Imagine driving down a street engineered by experts who claim to have all the scientific answers, yet somehow, nearly four million Americans have died on roads since we started counting in 1899. The numbers aren't just historical—they're getting worse, year after year. What if the entire foundation of modern traffic engineering is built on shaky ground?
Civil engineering professor Wes Marshall pulls back the curtain on the transportation industry's dirty little secret: there's remarkably little actual science behind how we design our streets. In "Killed by a Traffic Engineer," he reveals how traffic engineering "research" remains largely unexamined, outdated, or deliberately steered by industry interests focused solely on moving cars from point A to B as quickly as possible.
Marshall systematically dismantles the flawed assumptions that have shaped our transportation system for decades. He examines how our obsession with speed has disconnected from any meaningful consideration of safety, how capacity-focused design creates inherently dangerous environments, and how we've been blaming human error instead of addressing the root cause: poor engineering choices.
This isn't just academic—it's about the real lives lost every day on roads that were never truly designed to protect anyone. The book tackles uncomfortable truths about faulty data collection, liability-driven reporting, and how we measure (or don't measure) road safety outcomes.
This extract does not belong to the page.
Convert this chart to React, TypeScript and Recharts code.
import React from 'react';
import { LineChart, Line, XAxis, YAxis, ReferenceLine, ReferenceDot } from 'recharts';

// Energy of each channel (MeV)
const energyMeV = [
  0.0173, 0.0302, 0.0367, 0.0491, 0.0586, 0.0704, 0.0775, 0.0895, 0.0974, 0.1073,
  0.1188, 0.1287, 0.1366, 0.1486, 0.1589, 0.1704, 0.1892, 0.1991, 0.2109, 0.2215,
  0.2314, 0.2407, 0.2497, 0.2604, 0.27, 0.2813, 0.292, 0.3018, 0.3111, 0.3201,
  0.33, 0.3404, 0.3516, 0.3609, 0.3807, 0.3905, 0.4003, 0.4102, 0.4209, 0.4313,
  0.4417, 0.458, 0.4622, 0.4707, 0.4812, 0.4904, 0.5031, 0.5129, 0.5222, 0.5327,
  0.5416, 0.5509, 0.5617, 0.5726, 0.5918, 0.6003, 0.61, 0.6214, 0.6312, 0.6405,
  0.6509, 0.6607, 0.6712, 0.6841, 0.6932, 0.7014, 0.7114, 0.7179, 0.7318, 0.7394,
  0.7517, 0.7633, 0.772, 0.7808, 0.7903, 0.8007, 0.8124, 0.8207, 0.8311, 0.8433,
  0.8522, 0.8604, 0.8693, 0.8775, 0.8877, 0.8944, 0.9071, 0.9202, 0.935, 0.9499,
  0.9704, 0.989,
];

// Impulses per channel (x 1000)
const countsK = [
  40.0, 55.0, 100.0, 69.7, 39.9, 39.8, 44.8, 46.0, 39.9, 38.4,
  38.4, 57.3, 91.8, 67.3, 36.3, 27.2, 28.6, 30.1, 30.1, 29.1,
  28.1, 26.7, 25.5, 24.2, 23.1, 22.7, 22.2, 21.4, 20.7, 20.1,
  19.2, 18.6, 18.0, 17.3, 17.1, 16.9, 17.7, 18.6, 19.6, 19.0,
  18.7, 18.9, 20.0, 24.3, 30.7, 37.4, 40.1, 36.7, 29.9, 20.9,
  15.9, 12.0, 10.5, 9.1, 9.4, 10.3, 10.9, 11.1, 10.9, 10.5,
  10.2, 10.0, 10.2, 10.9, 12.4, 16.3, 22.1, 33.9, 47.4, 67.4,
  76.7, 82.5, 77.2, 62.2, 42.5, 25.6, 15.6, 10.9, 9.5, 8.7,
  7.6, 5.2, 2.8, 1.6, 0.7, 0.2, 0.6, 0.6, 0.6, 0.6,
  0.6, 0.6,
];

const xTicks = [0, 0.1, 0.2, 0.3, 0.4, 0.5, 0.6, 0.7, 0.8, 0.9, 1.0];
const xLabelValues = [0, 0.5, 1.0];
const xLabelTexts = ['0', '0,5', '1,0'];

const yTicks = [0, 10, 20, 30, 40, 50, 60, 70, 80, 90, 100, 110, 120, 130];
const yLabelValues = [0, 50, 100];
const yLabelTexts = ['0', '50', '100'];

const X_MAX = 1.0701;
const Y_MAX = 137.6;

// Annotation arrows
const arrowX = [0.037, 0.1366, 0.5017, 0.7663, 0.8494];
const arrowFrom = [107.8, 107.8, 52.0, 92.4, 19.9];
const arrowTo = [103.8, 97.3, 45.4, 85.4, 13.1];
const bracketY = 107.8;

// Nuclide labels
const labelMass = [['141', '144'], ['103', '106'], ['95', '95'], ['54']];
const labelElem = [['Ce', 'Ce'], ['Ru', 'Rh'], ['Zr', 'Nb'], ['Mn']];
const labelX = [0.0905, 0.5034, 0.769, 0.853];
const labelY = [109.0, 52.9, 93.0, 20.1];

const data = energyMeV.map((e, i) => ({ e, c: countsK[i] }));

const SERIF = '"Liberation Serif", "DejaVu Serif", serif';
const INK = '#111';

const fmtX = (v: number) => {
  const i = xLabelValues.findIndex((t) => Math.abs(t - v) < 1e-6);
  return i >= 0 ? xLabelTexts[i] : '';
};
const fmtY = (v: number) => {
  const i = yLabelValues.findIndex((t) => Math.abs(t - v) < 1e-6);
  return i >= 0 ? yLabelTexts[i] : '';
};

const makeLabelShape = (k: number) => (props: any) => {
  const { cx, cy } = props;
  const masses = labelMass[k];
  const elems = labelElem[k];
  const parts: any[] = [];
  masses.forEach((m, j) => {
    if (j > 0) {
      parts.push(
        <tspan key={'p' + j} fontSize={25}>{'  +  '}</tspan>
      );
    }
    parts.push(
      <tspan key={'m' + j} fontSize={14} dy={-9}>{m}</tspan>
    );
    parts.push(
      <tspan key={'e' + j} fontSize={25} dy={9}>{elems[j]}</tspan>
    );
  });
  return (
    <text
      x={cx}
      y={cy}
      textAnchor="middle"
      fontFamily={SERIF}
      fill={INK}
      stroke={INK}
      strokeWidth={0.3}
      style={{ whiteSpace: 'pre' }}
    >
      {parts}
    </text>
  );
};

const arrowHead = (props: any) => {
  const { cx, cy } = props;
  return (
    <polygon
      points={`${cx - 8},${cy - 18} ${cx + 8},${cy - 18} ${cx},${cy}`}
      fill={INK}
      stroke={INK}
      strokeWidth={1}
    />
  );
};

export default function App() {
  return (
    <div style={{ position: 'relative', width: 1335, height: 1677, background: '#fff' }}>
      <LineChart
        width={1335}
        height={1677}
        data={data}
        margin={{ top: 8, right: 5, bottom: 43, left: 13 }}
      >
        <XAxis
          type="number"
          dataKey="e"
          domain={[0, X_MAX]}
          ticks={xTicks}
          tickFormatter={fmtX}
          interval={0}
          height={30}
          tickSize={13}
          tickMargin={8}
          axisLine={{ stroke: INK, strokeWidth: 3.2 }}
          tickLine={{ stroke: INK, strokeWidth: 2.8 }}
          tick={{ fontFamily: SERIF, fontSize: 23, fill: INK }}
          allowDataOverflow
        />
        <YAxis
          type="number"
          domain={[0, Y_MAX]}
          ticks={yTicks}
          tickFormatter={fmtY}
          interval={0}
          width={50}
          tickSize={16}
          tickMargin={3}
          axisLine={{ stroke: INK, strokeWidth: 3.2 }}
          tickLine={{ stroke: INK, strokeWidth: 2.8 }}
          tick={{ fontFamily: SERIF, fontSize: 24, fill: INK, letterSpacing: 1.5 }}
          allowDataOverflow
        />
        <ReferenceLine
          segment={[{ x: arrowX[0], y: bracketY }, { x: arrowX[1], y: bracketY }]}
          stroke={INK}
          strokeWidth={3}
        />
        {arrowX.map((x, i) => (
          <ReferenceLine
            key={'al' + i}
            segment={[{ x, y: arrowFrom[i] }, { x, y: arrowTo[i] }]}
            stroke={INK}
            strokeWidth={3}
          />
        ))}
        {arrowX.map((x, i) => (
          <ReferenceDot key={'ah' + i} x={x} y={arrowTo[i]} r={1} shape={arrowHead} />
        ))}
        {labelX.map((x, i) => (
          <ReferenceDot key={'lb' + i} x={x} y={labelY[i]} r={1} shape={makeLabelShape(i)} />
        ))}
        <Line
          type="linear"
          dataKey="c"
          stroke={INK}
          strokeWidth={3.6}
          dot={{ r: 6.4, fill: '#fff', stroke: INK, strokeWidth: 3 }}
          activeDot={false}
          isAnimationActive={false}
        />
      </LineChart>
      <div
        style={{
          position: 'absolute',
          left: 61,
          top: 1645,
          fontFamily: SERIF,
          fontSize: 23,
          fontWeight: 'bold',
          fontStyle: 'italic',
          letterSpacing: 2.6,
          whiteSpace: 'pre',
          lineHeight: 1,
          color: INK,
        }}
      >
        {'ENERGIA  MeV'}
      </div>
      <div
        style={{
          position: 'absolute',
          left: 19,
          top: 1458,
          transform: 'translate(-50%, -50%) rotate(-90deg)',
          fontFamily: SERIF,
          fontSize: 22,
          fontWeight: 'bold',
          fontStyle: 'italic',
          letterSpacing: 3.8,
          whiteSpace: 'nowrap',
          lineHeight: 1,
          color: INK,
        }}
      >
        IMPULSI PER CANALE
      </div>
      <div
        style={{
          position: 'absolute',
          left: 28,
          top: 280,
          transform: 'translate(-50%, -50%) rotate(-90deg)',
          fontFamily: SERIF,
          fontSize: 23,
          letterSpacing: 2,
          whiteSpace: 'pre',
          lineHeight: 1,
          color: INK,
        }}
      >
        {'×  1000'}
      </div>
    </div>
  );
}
Most importantly, it offers hope: a roadmap for transforming our streets into places where both people in cars and those outside them can coexist safely.
Whether you're a concerned citizen, a policy maker, or even someone working in transportation, "Killed by a Traffic Engineer" will forever change how you see your city's streets. It's not just about understanding what's wrong—it's about demanding better and being part of the solution that finally puts human lives first in transportation planning.